• Task goal: Transcribe the records below from the first line to the line that includes "const series = [];", inclusive, and omit the pictures.

• Dataset entries:
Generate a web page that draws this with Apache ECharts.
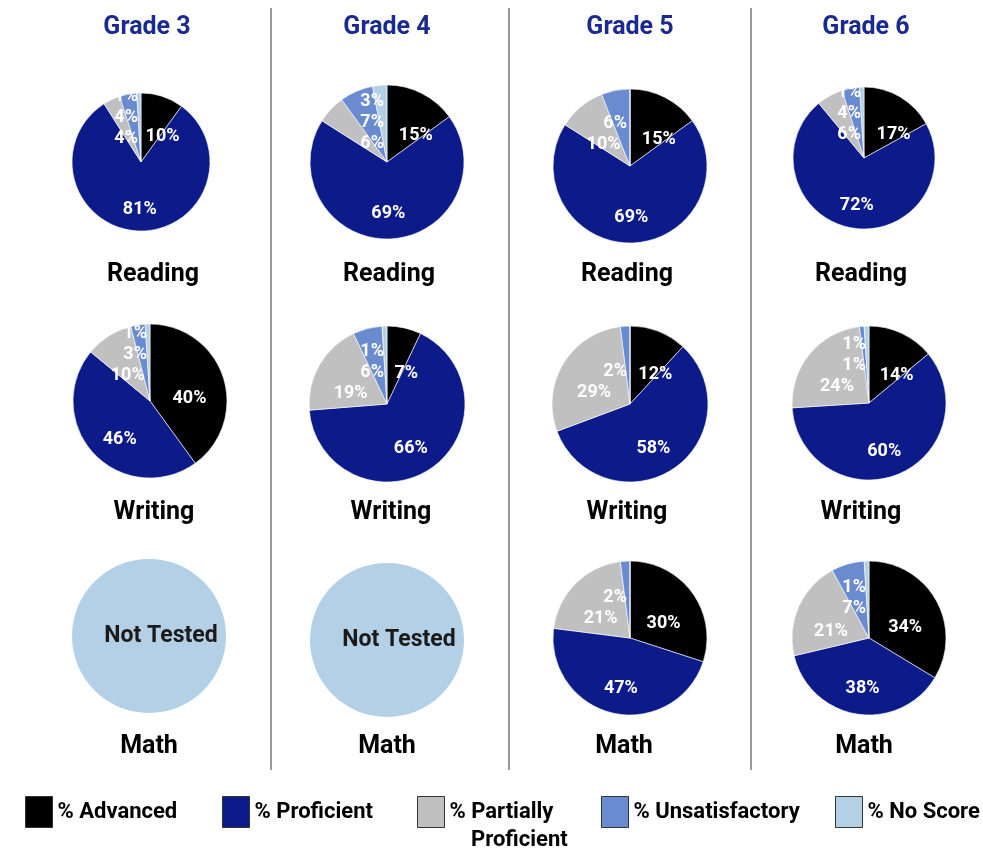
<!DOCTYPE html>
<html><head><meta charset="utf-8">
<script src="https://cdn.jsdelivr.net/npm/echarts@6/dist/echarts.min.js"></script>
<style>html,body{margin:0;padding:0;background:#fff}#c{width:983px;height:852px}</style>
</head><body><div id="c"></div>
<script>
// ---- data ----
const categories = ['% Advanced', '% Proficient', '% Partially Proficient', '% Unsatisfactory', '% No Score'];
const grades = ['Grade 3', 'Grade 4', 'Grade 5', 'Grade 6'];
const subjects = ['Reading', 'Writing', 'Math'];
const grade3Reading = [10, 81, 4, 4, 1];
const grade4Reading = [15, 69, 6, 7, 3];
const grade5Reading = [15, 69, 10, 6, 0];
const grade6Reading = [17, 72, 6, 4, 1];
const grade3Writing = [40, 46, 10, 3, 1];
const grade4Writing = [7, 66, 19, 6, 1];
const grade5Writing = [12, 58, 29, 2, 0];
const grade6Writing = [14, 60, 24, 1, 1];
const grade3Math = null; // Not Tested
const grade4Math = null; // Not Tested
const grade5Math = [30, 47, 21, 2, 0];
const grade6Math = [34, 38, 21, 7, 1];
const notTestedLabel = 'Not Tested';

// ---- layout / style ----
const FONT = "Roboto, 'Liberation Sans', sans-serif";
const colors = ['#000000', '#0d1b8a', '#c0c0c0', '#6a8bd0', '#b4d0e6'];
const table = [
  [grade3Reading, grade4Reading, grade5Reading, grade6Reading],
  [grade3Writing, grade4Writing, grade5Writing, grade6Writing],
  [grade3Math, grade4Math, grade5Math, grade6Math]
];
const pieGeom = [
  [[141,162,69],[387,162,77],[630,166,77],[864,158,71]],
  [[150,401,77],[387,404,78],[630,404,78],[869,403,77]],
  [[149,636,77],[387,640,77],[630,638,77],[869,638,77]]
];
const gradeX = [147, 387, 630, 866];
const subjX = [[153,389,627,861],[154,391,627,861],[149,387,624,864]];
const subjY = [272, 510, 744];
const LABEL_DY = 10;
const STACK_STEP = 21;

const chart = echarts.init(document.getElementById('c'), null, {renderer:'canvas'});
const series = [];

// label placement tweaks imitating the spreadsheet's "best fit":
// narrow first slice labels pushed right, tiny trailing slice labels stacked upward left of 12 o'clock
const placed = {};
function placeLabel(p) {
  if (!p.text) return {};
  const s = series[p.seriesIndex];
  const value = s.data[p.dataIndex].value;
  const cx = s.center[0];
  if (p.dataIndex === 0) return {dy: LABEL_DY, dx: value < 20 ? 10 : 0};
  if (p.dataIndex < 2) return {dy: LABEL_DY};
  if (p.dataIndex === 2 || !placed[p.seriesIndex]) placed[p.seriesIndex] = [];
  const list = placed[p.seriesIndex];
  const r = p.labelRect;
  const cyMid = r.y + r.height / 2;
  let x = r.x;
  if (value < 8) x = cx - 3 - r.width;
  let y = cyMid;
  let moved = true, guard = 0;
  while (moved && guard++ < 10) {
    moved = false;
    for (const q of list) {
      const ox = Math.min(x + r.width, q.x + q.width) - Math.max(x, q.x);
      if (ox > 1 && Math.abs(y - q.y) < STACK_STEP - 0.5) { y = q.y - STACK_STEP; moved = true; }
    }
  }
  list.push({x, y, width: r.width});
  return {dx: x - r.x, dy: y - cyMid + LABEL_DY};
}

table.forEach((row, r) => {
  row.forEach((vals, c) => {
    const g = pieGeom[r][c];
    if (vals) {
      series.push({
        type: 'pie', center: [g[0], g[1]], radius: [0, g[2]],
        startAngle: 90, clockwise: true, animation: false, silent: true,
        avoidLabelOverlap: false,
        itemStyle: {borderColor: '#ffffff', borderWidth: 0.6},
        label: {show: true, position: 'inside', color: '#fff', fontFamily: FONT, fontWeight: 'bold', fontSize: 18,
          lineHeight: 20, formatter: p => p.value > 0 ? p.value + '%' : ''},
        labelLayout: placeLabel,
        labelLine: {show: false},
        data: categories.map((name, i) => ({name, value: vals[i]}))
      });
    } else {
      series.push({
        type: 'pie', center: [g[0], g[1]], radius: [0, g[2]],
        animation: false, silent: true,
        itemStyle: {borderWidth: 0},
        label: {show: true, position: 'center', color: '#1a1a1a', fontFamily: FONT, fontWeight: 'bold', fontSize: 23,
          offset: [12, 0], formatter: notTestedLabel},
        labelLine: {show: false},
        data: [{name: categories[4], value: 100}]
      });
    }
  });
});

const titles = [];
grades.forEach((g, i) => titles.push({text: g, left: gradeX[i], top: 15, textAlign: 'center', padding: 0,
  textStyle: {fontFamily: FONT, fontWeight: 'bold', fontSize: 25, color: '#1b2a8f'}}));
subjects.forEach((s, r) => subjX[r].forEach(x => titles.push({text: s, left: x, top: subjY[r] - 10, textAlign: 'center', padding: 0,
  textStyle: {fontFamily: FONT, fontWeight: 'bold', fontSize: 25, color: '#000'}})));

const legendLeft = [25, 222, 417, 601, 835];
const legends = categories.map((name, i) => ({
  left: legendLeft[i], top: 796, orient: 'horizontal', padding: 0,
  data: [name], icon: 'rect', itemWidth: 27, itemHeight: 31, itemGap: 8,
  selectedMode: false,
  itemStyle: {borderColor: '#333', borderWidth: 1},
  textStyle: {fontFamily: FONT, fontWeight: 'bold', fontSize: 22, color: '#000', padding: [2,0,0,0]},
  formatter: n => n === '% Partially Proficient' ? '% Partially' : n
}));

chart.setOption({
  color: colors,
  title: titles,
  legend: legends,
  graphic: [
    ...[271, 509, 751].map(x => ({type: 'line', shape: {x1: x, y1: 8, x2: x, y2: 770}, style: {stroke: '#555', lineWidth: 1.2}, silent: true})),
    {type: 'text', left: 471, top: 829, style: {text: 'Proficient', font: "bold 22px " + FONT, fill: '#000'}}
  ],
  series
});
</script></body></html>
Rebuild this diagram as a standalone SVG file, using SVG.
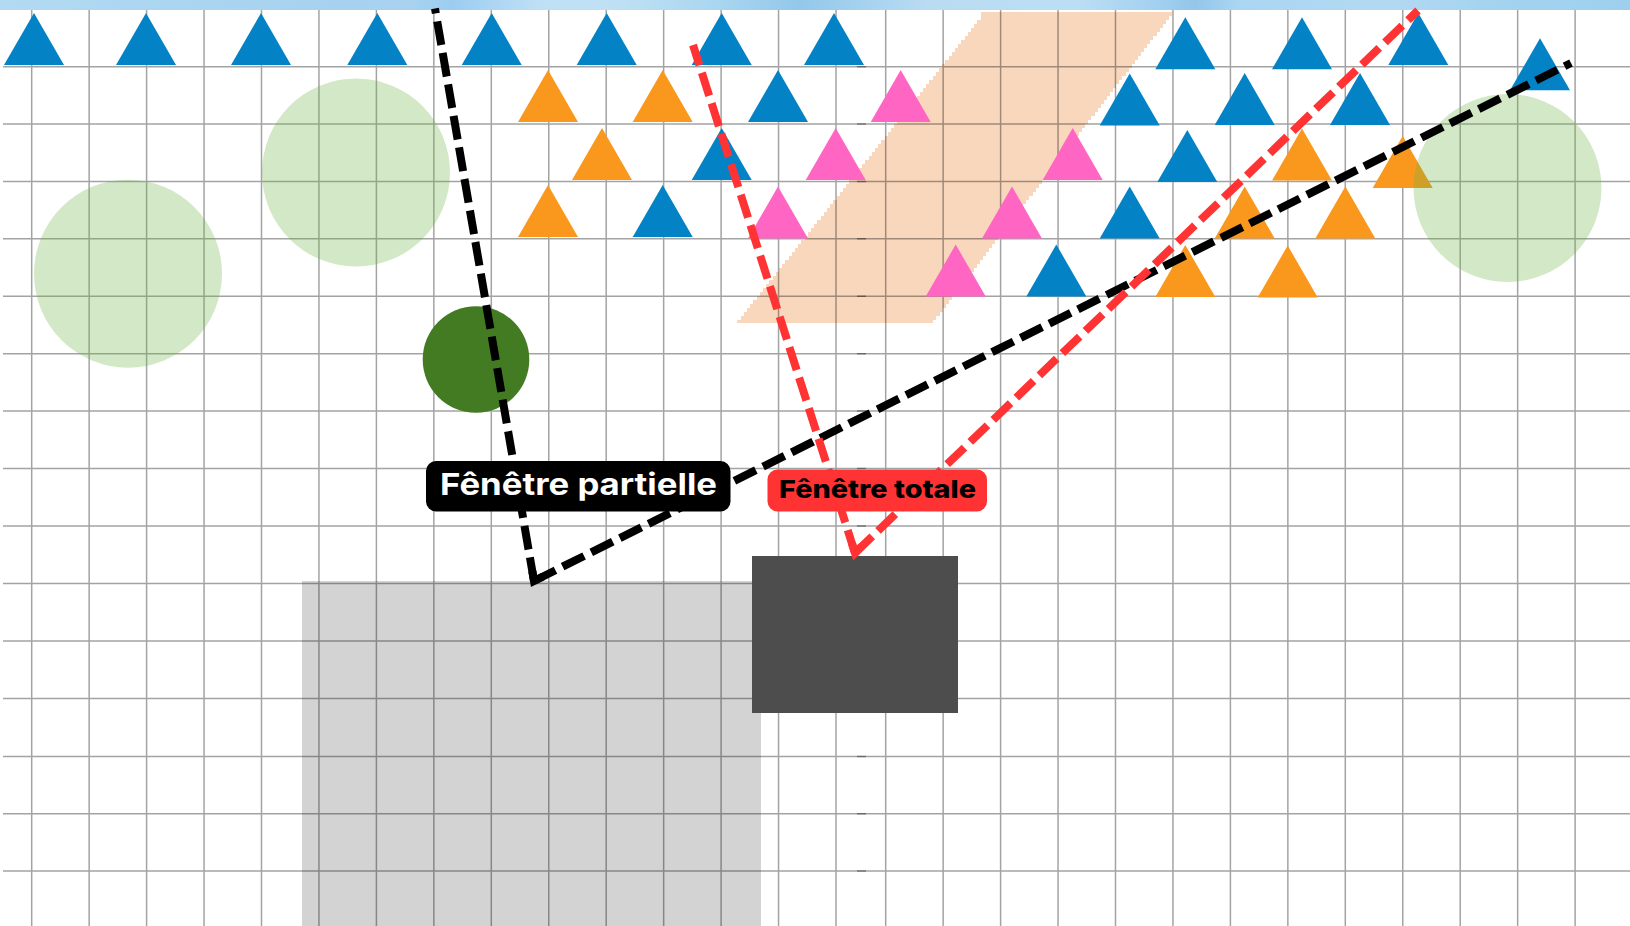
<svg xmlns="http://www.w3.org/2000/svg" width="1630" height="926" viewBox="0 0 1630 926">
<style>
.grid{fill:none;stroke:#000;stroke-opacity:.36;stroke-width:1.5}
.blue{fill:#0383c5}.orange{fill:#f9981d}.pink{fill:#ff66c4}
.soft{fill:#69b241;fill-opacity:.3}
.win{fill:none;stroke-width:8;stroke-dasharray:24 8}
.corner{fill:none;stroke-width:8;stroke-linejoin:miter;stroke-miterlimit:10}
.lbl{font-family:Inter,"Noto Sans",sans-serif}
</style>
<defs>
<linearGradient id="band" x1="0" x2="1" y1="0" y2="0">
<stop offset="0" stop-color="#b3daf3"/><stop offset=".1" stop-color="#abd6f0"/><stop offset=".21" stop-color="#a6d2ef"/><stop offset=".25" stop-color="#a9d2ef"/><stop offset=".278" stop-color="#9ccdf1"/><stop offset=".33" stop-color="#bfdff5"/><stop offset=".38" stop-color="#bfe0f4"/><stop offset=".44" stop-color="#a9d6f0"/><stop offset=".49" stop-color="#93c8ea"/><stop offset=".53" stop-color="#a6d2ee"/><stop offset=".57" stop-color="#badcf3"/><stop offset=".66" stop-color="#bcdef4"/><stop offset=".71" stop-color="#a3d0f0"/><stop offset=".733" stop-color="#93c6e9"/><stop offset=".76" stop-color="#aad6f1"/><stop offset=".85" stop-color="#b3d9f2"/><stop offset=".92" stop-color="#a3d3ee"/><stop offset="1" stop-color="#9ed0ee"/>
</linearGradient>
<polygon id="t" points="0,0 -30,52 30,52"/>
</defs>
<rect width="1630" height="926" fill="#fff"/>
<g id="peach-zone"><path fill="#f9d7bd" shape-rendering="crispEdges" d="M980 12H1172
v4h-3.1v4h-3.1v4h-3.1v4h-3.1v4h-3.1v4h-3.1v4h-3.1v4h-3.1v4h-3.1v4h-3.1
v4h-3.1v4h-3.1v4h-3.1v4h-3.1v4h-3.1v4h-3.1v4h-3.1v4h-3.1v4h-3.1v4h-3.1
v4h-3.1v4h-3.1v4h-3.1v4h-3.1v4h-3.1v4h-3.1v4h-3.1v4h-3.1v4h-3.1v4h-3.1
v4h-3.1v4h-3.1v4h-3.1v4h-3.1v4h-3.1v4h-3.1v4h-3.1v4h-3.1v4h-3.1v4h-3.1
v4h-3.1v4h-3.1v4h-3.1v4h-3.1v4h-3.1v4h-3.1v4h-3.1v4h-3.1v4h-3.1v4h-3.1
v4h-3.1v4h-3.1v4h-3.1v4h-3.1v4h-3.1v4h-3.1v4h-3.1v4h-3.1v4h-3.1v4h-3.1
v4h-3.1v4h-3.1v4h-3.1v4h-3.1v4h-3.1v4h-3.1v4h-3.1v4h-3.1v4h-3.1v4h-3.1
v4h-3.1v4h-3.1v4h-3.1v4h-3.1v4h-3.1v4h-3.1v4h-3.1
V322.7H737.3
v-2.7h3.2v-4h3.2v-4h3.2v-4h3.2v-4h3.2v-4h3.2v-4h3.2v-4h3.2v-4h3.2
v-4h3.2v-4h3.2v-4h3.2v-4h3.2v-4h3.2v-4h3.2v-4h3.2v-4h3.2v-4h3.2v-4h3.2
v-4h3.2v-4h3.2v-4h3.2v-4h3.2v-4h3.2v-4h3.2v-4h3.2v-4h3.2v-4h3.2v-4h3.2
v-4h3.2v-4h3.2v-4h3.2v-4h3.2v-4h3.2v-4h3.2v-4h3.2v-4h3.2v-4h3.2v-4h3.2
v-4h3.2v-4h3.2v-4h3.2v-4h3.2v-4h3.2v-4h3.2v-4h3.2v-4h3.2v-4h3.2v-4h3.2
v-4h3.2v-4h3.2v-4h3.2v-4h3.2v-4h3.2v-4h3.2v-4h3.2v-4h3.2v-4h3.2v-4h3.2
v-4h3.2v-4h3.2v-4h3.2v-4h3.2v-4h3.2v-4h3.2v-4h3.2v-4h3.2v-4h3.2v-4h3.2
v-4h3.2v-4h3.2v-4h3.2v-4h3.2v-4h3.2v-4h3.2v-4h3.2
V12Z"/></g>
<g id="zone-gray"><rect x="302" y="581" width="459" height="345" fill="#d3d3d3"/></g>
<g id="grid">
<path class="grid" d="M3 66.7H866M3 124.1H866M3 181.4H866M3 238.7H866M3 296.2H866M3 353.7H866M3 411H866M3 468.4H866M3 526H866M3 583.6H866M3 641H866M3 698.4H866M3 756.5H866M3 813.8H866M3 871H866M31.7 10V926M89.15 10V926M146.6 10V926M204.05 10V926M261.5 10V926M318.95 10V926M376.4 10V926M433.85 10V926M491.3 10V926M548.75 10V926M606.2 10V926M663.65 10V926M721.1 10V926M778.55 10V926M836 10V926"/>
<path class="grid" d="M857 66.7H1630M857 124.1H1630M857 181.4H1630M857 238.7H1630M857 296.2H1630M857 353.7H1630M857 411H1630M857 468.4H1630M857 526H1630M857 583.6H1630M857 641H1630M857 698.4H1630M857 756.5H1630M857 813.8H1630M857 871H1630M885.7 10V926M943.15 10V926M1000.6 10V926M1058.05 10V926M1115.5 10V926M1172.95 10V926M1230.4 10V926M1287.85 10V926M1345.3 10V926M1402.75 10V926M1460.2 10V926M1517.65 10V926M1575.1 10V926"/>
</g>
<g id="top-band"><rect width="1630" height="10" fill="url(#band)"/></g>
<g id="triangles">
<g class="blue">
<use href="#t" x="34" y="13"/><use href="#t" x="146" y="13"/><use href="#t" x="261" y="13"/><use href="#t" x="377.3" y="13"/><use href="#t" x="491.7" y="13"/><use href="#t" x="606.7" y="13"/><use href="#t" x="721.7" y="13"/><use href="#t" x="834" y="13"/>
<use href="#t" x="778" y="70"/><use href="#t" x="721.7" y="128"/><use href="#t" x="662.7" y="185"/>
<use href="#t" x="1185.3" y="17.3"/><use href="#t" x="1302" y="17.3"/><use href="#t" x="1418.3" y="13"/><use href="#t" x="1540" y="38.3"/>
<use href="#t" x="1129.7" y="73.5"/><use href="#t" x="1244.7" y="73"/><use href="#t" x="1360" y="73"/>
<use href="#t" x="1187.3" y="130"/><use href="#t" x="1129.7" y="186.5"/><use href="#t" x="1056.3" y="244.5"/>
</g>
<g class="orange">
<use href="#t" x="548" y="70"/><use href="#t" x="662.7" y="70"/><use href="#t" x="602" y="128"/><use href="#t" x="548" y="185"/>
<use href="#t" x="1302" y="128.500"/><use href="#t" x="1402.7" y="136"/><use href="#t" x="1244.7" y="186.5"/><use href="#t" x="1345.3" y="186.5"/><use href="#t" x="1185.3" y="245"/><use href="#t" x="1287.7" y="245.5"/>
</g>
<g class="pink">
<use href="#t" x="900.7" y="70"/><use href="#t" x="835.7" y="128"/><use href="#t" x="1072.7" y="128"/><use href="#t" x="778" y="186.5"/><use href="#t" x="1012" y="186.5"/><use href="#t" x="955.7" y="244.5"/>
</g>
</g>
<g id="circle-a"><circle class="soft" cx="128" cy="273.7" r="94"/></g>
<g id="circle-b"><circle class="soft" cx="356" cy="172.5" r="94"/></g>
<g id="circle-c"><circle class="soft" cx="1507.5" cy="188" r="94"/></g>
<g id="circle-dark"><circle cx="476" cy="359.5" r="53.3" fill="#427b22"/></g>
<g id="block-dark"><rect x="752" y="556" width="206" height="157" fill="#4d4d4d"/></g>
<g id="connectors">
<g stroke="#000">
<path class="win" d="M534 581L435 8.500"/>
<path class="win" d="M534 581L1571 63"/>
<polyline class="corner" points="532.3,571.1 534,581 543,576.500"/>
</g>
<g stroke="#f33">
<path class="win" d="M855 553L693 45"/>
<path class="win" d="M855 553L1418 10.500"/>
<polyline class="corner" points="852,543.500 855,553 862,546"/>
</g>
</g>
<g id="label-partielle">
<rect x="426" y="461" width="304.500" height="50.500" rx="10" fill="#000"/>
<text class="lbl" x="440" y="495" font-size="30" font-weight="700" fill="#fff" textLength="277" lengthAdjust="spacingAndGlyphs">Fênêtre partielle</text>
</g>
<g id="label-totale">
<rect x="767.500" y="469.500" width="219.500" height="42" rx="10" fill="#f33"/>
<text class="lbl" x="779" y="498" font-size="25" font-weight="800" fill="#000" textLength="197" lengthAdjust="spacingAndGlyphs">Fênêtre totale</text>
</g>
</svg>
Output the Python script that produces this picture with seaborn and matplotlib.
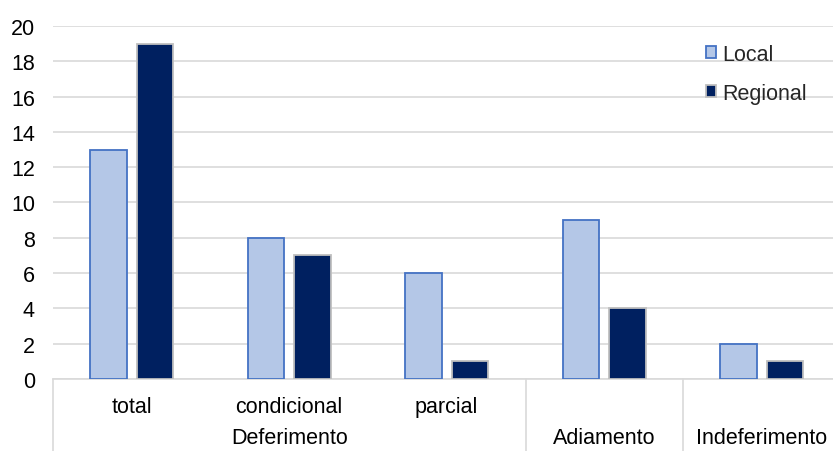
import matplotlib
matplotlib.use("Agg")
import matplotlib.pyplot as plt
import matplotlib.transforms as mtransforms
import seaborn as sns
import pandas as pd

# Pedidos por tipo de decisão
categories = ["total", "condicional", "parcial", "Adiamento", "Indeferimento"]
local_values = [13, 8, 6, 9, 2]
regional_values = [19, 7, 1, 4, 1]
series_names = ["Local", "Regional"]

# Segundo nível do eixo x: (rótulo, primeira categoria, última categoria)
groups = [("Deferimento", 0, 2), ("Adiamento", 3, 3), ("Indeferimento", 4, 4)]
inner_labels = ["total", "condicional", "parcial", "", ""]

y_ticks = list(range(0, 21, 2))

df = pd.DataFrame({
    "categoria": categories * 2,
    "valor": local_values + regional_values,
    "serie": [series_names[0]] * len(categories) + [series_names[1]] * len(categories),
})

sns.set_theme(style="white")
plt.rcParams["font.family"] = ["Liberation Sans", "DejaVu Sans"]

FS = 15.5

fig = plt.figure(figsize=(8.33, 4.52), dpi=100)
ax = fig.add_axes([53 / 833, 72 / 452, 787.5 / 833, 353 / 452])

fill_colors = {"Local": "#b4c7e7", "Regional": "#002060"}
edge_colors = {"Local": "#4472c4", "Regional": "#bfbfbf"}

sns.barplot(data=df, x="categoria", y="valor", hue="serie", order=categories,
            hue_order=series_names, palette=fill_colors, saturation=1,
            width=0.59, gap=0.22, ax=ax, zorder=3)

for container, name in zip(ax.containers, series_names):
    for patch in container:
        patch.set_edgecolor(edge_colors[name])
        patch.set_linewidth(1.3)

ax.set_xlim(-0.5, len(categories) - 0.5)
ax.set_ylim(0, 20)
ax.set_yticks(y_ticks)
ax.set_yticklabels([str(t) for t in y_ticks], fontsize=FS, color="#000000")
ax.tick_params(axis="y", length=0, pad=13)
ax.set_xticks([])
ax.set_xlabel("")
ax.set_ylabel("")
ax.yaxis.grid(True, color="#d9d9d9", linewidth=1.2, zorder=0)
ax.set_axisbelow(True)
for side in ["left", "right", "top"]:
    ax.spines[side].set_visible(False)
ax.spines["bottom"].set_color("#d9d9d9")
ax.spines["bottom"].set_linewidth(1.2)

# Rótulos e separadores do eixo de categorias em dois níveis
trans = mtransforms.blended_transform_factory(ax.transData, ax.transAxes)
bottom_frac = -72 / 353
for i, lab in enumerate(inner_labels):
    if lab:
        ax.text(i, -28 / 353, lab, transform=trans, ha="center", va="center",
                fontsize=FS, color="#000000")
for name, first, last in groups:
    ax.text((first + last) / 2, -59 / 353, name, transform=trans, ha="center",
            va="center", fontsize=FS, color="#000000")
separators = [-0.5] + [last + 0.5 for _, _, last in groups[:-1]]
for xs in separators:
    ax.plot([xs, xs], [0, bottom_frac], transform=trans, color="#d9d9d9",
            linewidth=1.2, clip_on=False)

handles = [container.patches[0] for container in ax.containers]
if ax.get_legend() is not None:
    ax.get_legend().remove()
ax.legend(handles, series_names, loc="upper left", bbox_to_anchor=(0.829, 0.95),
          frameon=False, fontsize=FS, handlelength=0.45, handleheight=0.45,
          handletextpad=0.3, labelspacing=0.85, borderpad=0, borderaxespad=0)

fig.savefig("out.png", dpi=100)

• Answer below:
Generate a web page that draws this with Apache ECharts.
<!DOCTYPE html>
<html><head><meta charset="utf-8">
<script src="https://cdn.jsdelivr.net/npm/echarts@6/dist/echarts.min.js"></script>
<style>html,body{margin:0;padding:0;background:#fff}#c{width:983px;height:852px}</style>
</head><body><div id="c"></div>
<script>
// ---- data ----
const categories = ['% Advanced', '% Proficient', '% Partially Proficient', '% Unsatisfactory', '% No Score'];
const grades = ['Grade 3', 'Grade 4', 'Grade 5', 'Grade 6'];
const subjects = ['Reading', 'Writing', 'Math'];
const grade3Reading = [10, 81, 4, 4, 1];
const grade4Reading = [15, 69, 6, 7, 3];
const grade5Reading = [15, 69, 10, 6, 0];
const grade6Reading = [17, 72, 6, 4, 1];
const grade3Writing = [40, 46, 10, 3, 1];
const grade4Writing = [7, 66, 19, 6, 1];
const grade5Writing = [12, 58, 29, 2, 0];
const grade6Writing = [14, 60, 24, 1, 1];
const grade3Math = null; // Not Tested
const grade4Math = null; // Not Tested
const grade5Math = [30, 47, 21, 2, 0];
const grade6Math = [34, 38, 21, 7, 1];
const notTestedLabel = 'Not Tested';

// ---- layout / style ----
const FONT = "Roboto, 'Liberation Sans', sans-serif";
const colors = ['#000000', '#0d1b8a', '#c0c0c0', '#6a8bd0', '#b4d0e6'];
const table = [
  [grade3Reading, grade4Reading, grade5Reading, grade6Reading],
  [grade3Writing, grade4Writing, grade5Writing, grade6Writing],
  [grade3Math, grade4Math, grade5Math, grade6Math]
];
const pieGeom = [
  [[141,162,69],[387,162,77],[630,166,77],[864,158,71]],
  [[150,401,77],[387,404,78],[630,404,78],[869,403,77]],
  [[149,636,77],[387,640,77],[630,638,77],[869,638,77]]
];
const gradeX = [147, 387, 630, 866];
const subjX = [[153,389,627,861],[154,391,627,861],[149,387,624,864]];
const subjY = [272, 510, 744];
const LABEL_DY = 10;
const STACK_STEP = 21;

const chart = echarts.init(document.getElementById('c'), null, {renderer:'canvas'});
const series = [];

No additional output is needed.